Powers and Abilities
El Jefe is a formidable enemy, arguably as strong and agile as Sly himself. However, he comes with some very unique powers, such as manipulating lightning through his katanas during the storm in his boss fight. His other attacks include using fire in the forms of waves and projectiles. In fact, a fireproof Samurai Costume, which is visible near Rioichi Cooper's section of the Cooper Vault, is required in order to defeat him.
|Animal||Type of Guard||Weapon||Description|
|Burly Boars||Flashlight Guards||Crossbow||Armed with a crossbow for shooting, these guards carry a Japanese lantern to see. They appear to be El Jefe's top guards as they appear in the Imperial Prison & guarding the Sushi House and also the Geisha House.|
|Madness-Making Japanese Macaques||Rooftop Guards||Bazooka||They're armed with a bazooka that can shoot rockets at distances and also use close combat moves if close.|
|Creepy Japanese Cranes||Rooftop Guards||Bow & Arrows||Armed with a bow & arrows, they can shoot at a distance or perform close combat moves.|
- "El Jefe" is Spanish for "The Boss."
- Sly in the first part of the fight insults El Jefe for his name meaning "big baby" to annoy him.
- It is interesting that, a tiger would have a Hispanic name, despite them being normally associated with China, Russia, and India.
- El Jefe has many similarities to the real life former Cuban president, Fidel Castro:
- Both are/were military commanders and dictators.
- Both are often seen smoking Cuban cigars.
- In the cutscene, El Jefe wears a similar green military uniform to Castro.
- They speak with Latin American/Spanish accents.
- The greatest similarity is that his name, El Jefe, was one of Castro's nicknames.
- El Jefe could also be a counterpart to Rafael Trujillo (True-hee-yo) a military dictator with a nickname of "El Jefe" as well as Fidel Castro.
- "El Jefe" is also the name of a cigar company.
- In the game preview, El Jefe can be seen using lightning from a storm to extend his sword reach, similar to Rajan and his staff.

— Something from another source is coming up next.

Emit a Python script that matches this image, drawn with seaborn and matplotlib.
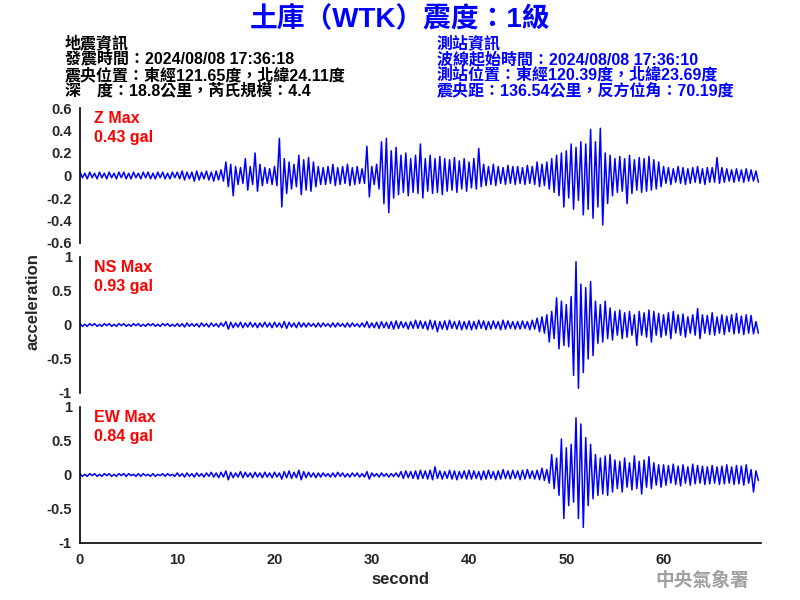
import numpy as np
import pandas as pd
import matplotlib
matplotlib.use("Agg")
import matplotlib.pyplot as plt
import seaborn as sns

sns.set_style("white")
plt.rcParams['font.family'] = ['Liberation Sans', 'Noto Sans CJK TC', 'DejaVu Sans']

# ---- data: per 0.5 s bin, upper and lower envelope ----
bin_step = 0.5

z_upper = [0.03,0.02,0.03,0.02,0.03,0.02,0.03,0.02,0.03,0.03,
           0.02,0.03,0.02,0.03,0.03,0.02,0.03,0.03,0.02,0.03,
           0.03,0.04,0.03,0.03,0.04,0.03,0.04,0.03,0.04,0.05,
           0.12,0.10,0.08,0.07,0.15,0.08,0.20,0.10,0.07,0.06,
           0.08,0.33,0.15,0.12,0.10,0.18,0.14,0.16,0.12,0.08,
           0.07,0.08,0.10,0.07,0.08,0.10,0.07,0.08,0.06,0.26,
           0.08,0.10,0.30,0.33,0.22,0.25,0.18,0.20,0.15,0.18,
           0.28,0.15,0.18,0.15,0.17,0.15,0.14,0.16,0.13,0.15,
           0.12,0.15,0.24,0.10,0.08,0.10,0.08,0.07,0.09,0.08,
           0.08,0.07,0.09,0.08,0.12,0.10,0.12,0.15,0.18,0.20,
           0.22,0.28,0.25,0.30,0.28,0.41,0.30,0.42,0.20,0.18,
           0.15,0.17,0.15,0.18,0.14,0.16,0.15,0.17,0.14,0.12,
           0.08,0.07,0.06,0.08,0.07,0.06,0.07,0.08,0.06,0.07,
           0.07,0.16,0.07,0.06,0.05,0.06,0.05,0.06,0.05,0.04]
z_lower = [-0.02,-0.03,-0.02,-0.03,-0.02,-0.03,-0.02,-0.03,-0.02,-0.03,
           -0.03,-0.02,-0.03,-0.02,-0.03,-0.03,-0.02,-0.03,-0.03,-0.02,
           -0.03,-0.04,-0.03,-0.05,-0.04,-0.03,-0.04,-0.05,-0.04,-0.05,
           -0.10,-0.18,-0.08,-0.07,-0.13,-0.08,-0.14,-0.09,-0.07,-0.08,
           -0.09,-0.28,-0.16,-0.12,-0.10,-0.17,-0.13,-0.14,-0.10,-0.08,
           -0.08,-0.07,-0.09,-0.08,-0.07,-0.09,-0.08,-0.07,-0.07,-0.19,
           -0.08,-0.12,-0.25,-0.33,-0.20,-0.17,-0.15,-0.18,-0.15,-0.16,
           -0.20,-0.14,-0.16,-0.15,-0.17,-0.14,-0.13,-0.15,-0.12,-0.14,
           -0.11,-0.12,-0.10,-0.09,-0.08,-0.09,-0.07,-0.08,-0.07,-0.08,
           -0.07,-0.08,-0.07,-0.08,-0.10,-0.09,-0.12,-0.15,-0.18,-0.28,
           -0.20,-0.30,-0.22,-0.35,-0.30,-0.38,-0.28,-0.44,-0.25,-0.18,
           -0.15,-0.14,-0.25,-0.16,-0.13,-0.15,-0.14,-0.13,-0.12,-0.10,
           -0.07,-0.08,-0.06,-0.07,-0.08,-0.07,-0.06,-0.07,-0.08,-0.06,
           -0.06,-0.07,-0.06,-0.05,-0.06,-0.05,-0.06,-0.05,-0.05,-0.06]

ns_upper = [0.02,0.01,0.02,0.02,0.01,0.02,0.02,0.01,0.02,0.02,
            0.01,0.02,0.02,0.01,0.02,0.02,0.01,0.02,0.02,0.01,
            0.02,0.02,0.03,0.02,0.02,0.03,0.02,0.03,0.02,0.03,
            0.05,0.04,0.03,0.04,0.03,0.04,0.03,0.03,0.04,0.03,
            0.04,0.03,0.05,0.04,0.03,0.04,0.03,0.03,0.02,0.03,
            0.03,0.02,0.03,0.03,0.02,0.03,0.03,0.02,0.03,0.05,
            0.03,0.04,0.05,0.04,0.05,0.06,0.05,0.04,0.05,0.07,
            0.06,0.05,0.07,0.06,0.05,0.06,0.07,0.05,0.06,0.05,
            0.06,0.05,0.07,0.06,0.05,0.06,0.05,0.07,0.06,0.05,
            0.05,0.06,0.05,0.07,0.10,0.12,0.15,0.20,0.40,0.35,
            0.30,0.42,0.93,0.60,0.55,0.64,0.35,0.30,0.35,0.25,
            0.20,0.22,0.18,0.20,0.15,0.20,0.18,0.22,0.20,0.17,
            0.15,0.18,0.20,0.15,0.16,0.12,0.15,0.24,0.15,0.14,
            0.18,0.12,0.15,0.13,0.15,0.17,0.13,0.15,0.14,0.05]
ns_lower = [-0.02,-0.02,-0.01,-0.02,-0.02,-0.01,-0.02,-0.02,-0.01,-0.02,
            -0.02,-0.01,-0.02,-0.02,-0.01,-0.02,-0.02,-0.01,-0.02,-0.02,
            -0.02,-0.03,-0.02,-0.02,-0.03,-0.02,-0.03,-0.02,-0.03,-0.02,
            -0.06,-0.04,-0.03,-0.04,-0.03,-0.03,-0.04,-0.03,-0.03,-0.04,
            -0.03,-0.04,-0.05,-0.03,-0.04,-0.03,-0.03,-0.02,-0.03,-0.03,
            -0.02,-0.03,-0.03,-0.02,-0.03,-0.03,-0.02,-0.03,-0.03,-0.04,
            -0.04,-0.05,-0.04,-0.05,-0.06,-0.05,-0.04,-0.06,-0.05,-0.05,
            -0.05,-0.07,-0.06,-0.10,-0.06,-0.07,-0.05,-0.06,-0.07,-0.06,
            -0.07,-0.06,-0.05,-0.07,-0.06,-0.05,-0.07,-0.06,-0.05,-0.06,
            -0.06,-0.05,-0.07,-0.06,-0.10,-0.12,-0.25,-0.20,-0.35,-0.30,
            -0.32,-0.74,-0.93,-0.70,-0.50,-0.45,-0.27,-0.25,-0.20,-0.22,
            -0.15,-0.20,-0.18,-0.15,-0.30,-0.15,-0.18,-0.25,-0.15,-0.18,
            -0.15,-0.20,-0.12,-0.15,-0.18,-0.12,-0.15,-0.20,-0.12,-0.14,
            -0.15,-0.12,-0.14,-0.10,-0.13,-0.12,-0.14,-0.12,-0.13,-0.12]

ew_upper = [0.02,0.01,0.02,0.02,0.01,0.02,0.02,0.01,0.02,0.02,
            0.02,0.01,0.02,0.02,0.01,0.02,0.01,0.02,0.02,0.01,
            0.03,0.02,0.03,0.02,0.03,0.02,0.03,0.04,0.03,0.04,
            0.06,0.04,0.03,0.05,0.04,0.03,0.04,0.03,0.04,0.03,
            0.04,0.03,0.05,0.06,0.04,0.07,0.05,0.04,0.03,0.03,
            0.03,0.02,0.03,0.04,0.03,0.02,0.03,0.03,0.02,0.05,
            0.03,0.02,0.03,0.02,0.02,0.03,0.05,0.06,0.05,0.06,
            0.07,0.06,0.07,0.12,0.06,0.05,0.07,0.06,0.05,0.06,
            0.07,0.06,0.05,0.06,0.07,0.05,0.06,0.08,0.06,0.07,
            0.06,0.07,0.08,0.06,0.07,0.10,0.08,0.30,0.25,0.53,
            0.40,0.45,0.84,0.75,0.55,0.45,0.30,0.25,0.28,0.30,
            0.22,0.20,0.25,0.18,0.28,0.20,0.22,0.27,0.18,0.15,
            0.15,0.14,0.16,0.13,0.15,0.12,0.16,0.14,0.13,0.12,
            0.14,0.12,0.13,0.15,0.12,0.14,0.13,0.15,0.08,0.06]
ew_lower = [-0.02,-0.02,-0.01,-0.02,-0.02,-0.01,-0.02,-0.02,-0.01,-0.02,
            -0.01,-0.02,-0.02,-0.01,-0.02,-0.02,-0.01,-0.02,-0.01,-0.02,
            -0.02,-0.03,-0.02,-0.03,-0.02,-0.03,-0.02,-0.03,-0.04,-0.03,
            -0.07,-0.04,-0.03,-0.04,-0.03,-0.04,-0.03,-0.04,-0.03,-0.04,
            -0.03,-0.06,-0.04,-0.05,-0.04,-0.07,-0.04,-0.03,-0.04,-0.03,
            -0.02,-0.03,-0.03,-0.02,-0.03,-0.03,-0.02,-0.03,-0.03,-0.06,
            -0.02,-0.03,-0.02,-0.03,-0.02,-0.03,-0.05,-0.04,-0.05,-0.06,
            -0.05,-0.06,-0.07,-0.05,-0.06,-0.05,-0.06,-0.07,-0.05,-0.06,
            -0.06,-0.05,-0.07,-0.06,-0.05,-0.07,-0.06,-0.05,-0.06,-0.05,
            -0.07,-0.06,-0.05,-0.06,-0.07,-0.08,-0.12,-0.20,-0.30,-0.64,
            -0.45,-0.40,-0.64,-0.77,-0.45,-0.35,-0.30,-0.28,-0.30,-0.25,
            -0.20,-0.25,-0.18,-0.22,-0.20,-0.28,-0.18,-0.20,-0.15,-0.18,
            -0.15,-0.12,-0.14,-0.16,-0.12,-0.15,-0.13,-0.12,-0.14,-0.13,
            -0.12,-0.14,-0.13,-0.12,-0.14,-0.13,-0.15,-0.12,-0.25,-0.08]

channels = ["Z", "NS", "EW"]
max_labels = ["0.43 gal", "0.93 gal", "0.84 gal"]
y_limits = [0.6, 1.0, 1.0]
y_ticks = [[0.6, 0.4, 0.2, 0, -0.2, -0.4, -0.6], [1, 0.5, 0, -0.5, -1], [1, 0.5, 0, -0.5, -1]]
y_ticklabels = [["0.6", "0.4", "0.2", "0", "-0.2", "-0.4", "-0.6"],
                ["1", "0.5", "0", "-0.5", "-1"], ["1", "0.5", "0", "-0.5", "-1"]]
x_ticks = [0, 10, 20, 30, 40, 50, 60]

title = "土庫（WTK）震度：1級"
quake_info = ["地震資訊", "發震時間：2024/08/08 17:36:18",
              "震央位置：東經121.65度，北緯24.11度", "深　度：18.8公里，芮氏規模：4.4"]
station_info = ["測站資訊", "波線起始時間：2024/08/08 17:36:10",
                "測站位置：東經120.39度，北緯23.69度", "震央距：136.54公里，反方位角：70.19度"]


def trace(upper, lower):
    t = []
    v = []
    for i in range(len(upper)):
        t += [i * bin_step, i * bin_step + bin_step / 2]
        v += [upper[i], lower[i]]
    return pd.DataFrame({"t": t, "acc": v})


traces = [trace(z_upper, z_lower), trace(ns_upper, ns_lower), trace(ew_upper, ew_lower)]

fig = plt.figure(figsize=(8, 6), dpi=100)
positions = [[0.1, 0.595, 0.851, 0.225], [0.1, 0.345, 0.851, 0.2267], [0.1, 0.095, 0.851, 0.2267]]
tick_font = dict(fontsize=10.5, fontweight="bold", family=["Liberation Sans"])

for k in range(3):
    ax = fig.add_axes(positions[k])
    sns.lineplot(data=traces[k], x="t", y="acc", ax=ax, color="#0000FF",
                 linewidth=1.1, sort=False, estimator=None)
    ax.set_xlim(0, 70)
    ax.set_ylim(-y_limits[k], y_limits[k])
    ax.set_yticks(y_ticks[k])
    ax.set_yticklabels(y_ticklabels[k], **tick_font)
    ax.set_xlabel("")
    ax.set_ylabel("")
    for s in ["top", "right"]:
        ax.spines[s].set_visible(False)
    ax.spines["left"].set_color("black")
    ax.spines["left"].set_linewidth(1.2)
    ax.tick_params(axis="y", direction="out", length=4.5, width=1.2, color="black", pad=1.5)
    if k < 2:
        ax.spines["bottom"].set_visible(False)
        ax.set_xticks([])
    else:
        ax.spines["bottom"].set_color("black")
        ax.spines["bottom"].set_linewidth(1.2)
        ax.set_xticks(x_ticks)
        ax.set_xticklabels([str(x) for x in x_ticks], **tick_font)
        ax.tick_params(axis="x", direction="out", length=4.5, width=1.2, color="black", pad=3)
    ax.text(0.02, 0.925, channels[k] + " Max", transform=ax.transAxes, color="red",
            fontsize=11.5, fontweight="bold", va="center", ha="left")
    ax.text(0.02, 0.78, max_labels[k], transform=ax.transAxes, color="red",
            fontsize=11.5, fontweight="bold", va="center", ha="left")

fig.text(0.5, 0.968, title, ha="center", va="center", color="#0000FF",
         fontsize=20, fontweight="bold")
line_y = [43, 59, 75, 91]
for i in range(4):
    fig.text(65 / 800, 1 - line_y[i] / 600, quake_info[i], ha="left", va="center",
             color="black", fontsize=11.5, fontweight="bold")
    fig.text(437 / 800, 1 - line_y[i] / 600, station_info[i], ha="left", va="center",
             color="#0000FF", fontsize=11.5, fontweight="bold")

fig.text(33 / 800, 1 - 302 / 600, "acceleration", rotation=90, ha="center", va="center",
         fontsize=12, fontweight="bold")
fig.text(400 / 800, 1 - 580 / 600, "second", ha="center", va="center",
         fontsize=12, fontweight="bold")
fig.text(702 / 800, 1 - 581 / 600, "中央氣象署", ha="center", va="center",
         fontsize=13.5, fontweight="bold", color="#A0A0A0")

fig.savefig("out.png", dpi=100)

Although where he gains the command of fire is unknown.
- El Jefe's voice actor, Nolan North, has voiced many video game characters such as Nathan Drake in Naughty Dog's Uncharted series, Sigmund (Sigma 0426A) in Insomniac's Ratchet and Clank Future: A Crack in Time and the Prince in Prince of Persia.

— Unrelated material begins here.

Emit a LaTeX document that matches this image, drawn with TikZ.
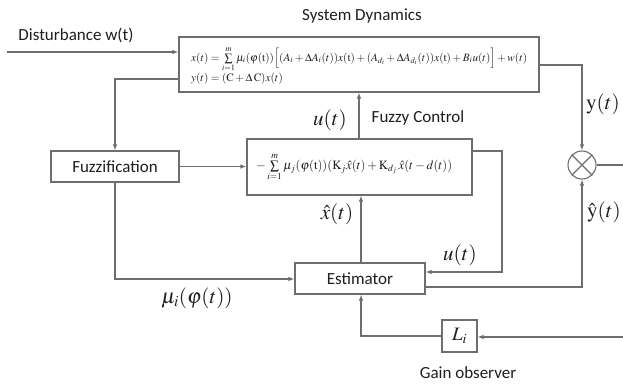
\documentclass[tikz,border=0pt]{standalone}
\usepackage{mathptmx}
\usepackage{graphicx}
\usepackage[no-math]{fontspec}
\setmainfont{Carlito}
\usetikzlibrary{arrows.meta}
\definecolor{lc}{HTML}{6E6E6E}
\definecolor{tc}{HTML}{1E1E1E}
\begin{document}
\begin{tikzpicture}[x=1pt,y=-1pt,
  ln/.style={draw=lc, line width=1.1pt},
  arr/.style={ln, -{Latex[length=6pt,width=4.5pt]}},
  blk/.style={draw=lc, line width=1.1pt, inner sep=0pt, fill=white},
  lab/.style={text=tc, font=\fontsize{17}{20}\selectfont, inner sep=0pt},
  mlab/.style={text=tc, font=\fontsize{21}{24}\selectfont, inner sep=0pt}]
\useasboundingbox (0,0) rectangle (623,387);
% blocks
\node[blk, minimum width=360pt, minimum height=55pt] (top) at (359,64.5) {};
\node[blk, minimum width=225pt, minimum height=56pt] (mid) at (359.5,167) {};
\node[blk, minimum width=128pt, minimum height=31pt, lab] (fuz) at (115,166.5) {Fuzzification};
\node[blk, minimum width=130pt, minimum height=31pt, lab] (est) at (360,278.5) {Estimator};
\node[blk, minimum width=35pt, minimum height=32pt, mlab, font=\fontsize{19}{22}\selectfont] (L) at (459.5,336) {$L_i$};
\node[draw=lc, line width=1.1pt, circle, minimum size=28pt, inner sep=0pt] (sum) at (582,165) {};
\draw[ln] (sum.45) -- (sum.225) (sum.135) -- (sum.-45);
% equations
\node[anchor=west, inner sep=0pt, text=tc] (eqtop) at (191,66) {\resizebox{336pt}{!}{\begin{tabular}{@{}l@{}}
$x(t)=\sum\limits_{i=1}^{m}\mu_i(\varphi(\mathrm{t}))\Big[(A_i+\Delta A_i(t))x(\mathrm{t})+(A_{d_i}+\Delta A_{d_i}(t))x(\mathrm{t})+B_i u(t)\Big]+w(t)$\\[1pt]
$y(t)=(\mathrm{C}+\Delta\,\mathrm{C})x(t)$
\end{tabular}}};
\node[anchor=west, inner sep=0pt, text=tc] (eqmid) at (256,167) {\resizebox{196pt}{!}{$-\sum\limits_{i=1}^{m}\mu_j(\varphi(\mathrm{t}))(\mathrm{K}_j\hat{x}(t)+\mathrm{K}_{d_j}\,\hat{x}(t-d(t))$}};
% labels
\node[lab] (tsys) at (362,16) {System Dynamics};
\node[lab] (tdist) at (76,35) {Disturbance w(t)};
\node[lab] (tfc) at (418,118) {Fuzzy Control};
\node[lab] (tgo) at (468,373) {Gain observer};
\node[mlab] (lu1) at (330,120) {$u(t)$};
\node[mlab] (ly) at (603,104) {$\mathrm{y}(t)$};
\node[mlab] (lyh) at (604,212) {$\hat{\mathrm{y}}(t)$};
\node[mlab] (lu2) at (460,255) {$u(t)$};
\node[mlab] (lxh) at (337,214) {$\hat{x}(t)$};
\node[mlab] (lmu) at (197,298) {$\mu_i(\varphi(t))$};
% coordinates
\coordinate (din) at (7,52);
\coordinate (yout) at (623,165);
\coordinate (lin) at (623,337);
% connectors
\draw[arr] (din) -- (din -| top.west);
\draw[arr] (top.east |- 0,65) -| (sum.north);
\draw[ln] (sum.east) -- (yout);
\draw[arr] (top.west |- 0,79) -| (fuz.north);
\draw[arr] (fuz.east) -- (fuz.east -| mid.west);
\draw[arr] (mid.north -| 359,0) -- (top.south -| 359,0);
\draw[arr] (mid.east |- 0,151) -- (502,151) |- (est.east |- 0,272);
\draw[arr] (fuz.south) |- (est.west |- 0,279);
\draw[arr] (est.north -| 361,0) -- (mid.south -| 361,0);
\draw[arr] (est.east |- 0,287) -| (sum.south);
\draw[arr] (lin) -- (L.east |- lin);
\draw[arr] (L.west |- 0,336) -| (est.south -| 361,0);
\end{tikzpicture}
\end{document}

- During IGN Live's gameplay of Thieves in Time, the developers revealed that in real life, Nolan North has a son named Cooper.
- In Thieves in Time, Nolan North also voices the game's main villain, Cyrille Le Paradox.
- Ironically, in Playstation All Stars Battle Royale, Nathan Drake is Sly's rival.
- El Jefe can be seen holding Rioichi Cooper's wooden cane in the pure gameplay video of Sly Cooper: Thieves in Time.
- El Jefe is the third tiger boss in the Sly Cooper series. The first two were Rajan and Neyla (also Clock-La) in Sly 2: Band of Thieves.
- El Jefe might also be a pervert. During a cutscene where Murray is disguised as a geisha to sneak into a location, he slaps his butt, mistakenly believing him to be an actual female geisha.
- As mentioned by Sly during the fight against El Jefe, El Jefe is Rajan's cousin (Although, given their very diffrent nationalities; Hispanic/Indian, this is unlikely, and Sly was most likely joking around).
- Strangely, when Le Paradox was arrested, El Jefe was seen in his prison cell along with Ms. Decibel. How they got back to their own time was unknown. Although, it can be assumed and is highly probable that El Jefe went back to the present in the same way the ancestors did: the temporal abnormality correcting itself.
- El Jefe is the only character to break the fourth wall when he's shushing at the player before sneaking on Rioichi Cooper.
- El Jefe is one of three characters in the series to smoke. The others include Inspector Barkley and Dimitri, although Dimitri smokes a cigarette as opposed to the other two who smoke cigars.
- El Jefe seems to be a homage of three different previous Sly villains: Panda King, Rajan, and General Tsao. Like Panda King, both have names associated with high social status, both use fire attacks, and both are fought close to a statue of themselves. Like Rajan, both attack the Cooper Gang with lightning attacks, both have impressive criminal records, and both are tigers, albeit different species of tigers. And like General Tsao, both are narcissists, both have taken over a part of an Asian country, and both are (or in El Jefe's case, implied) to be disrespectful toward women.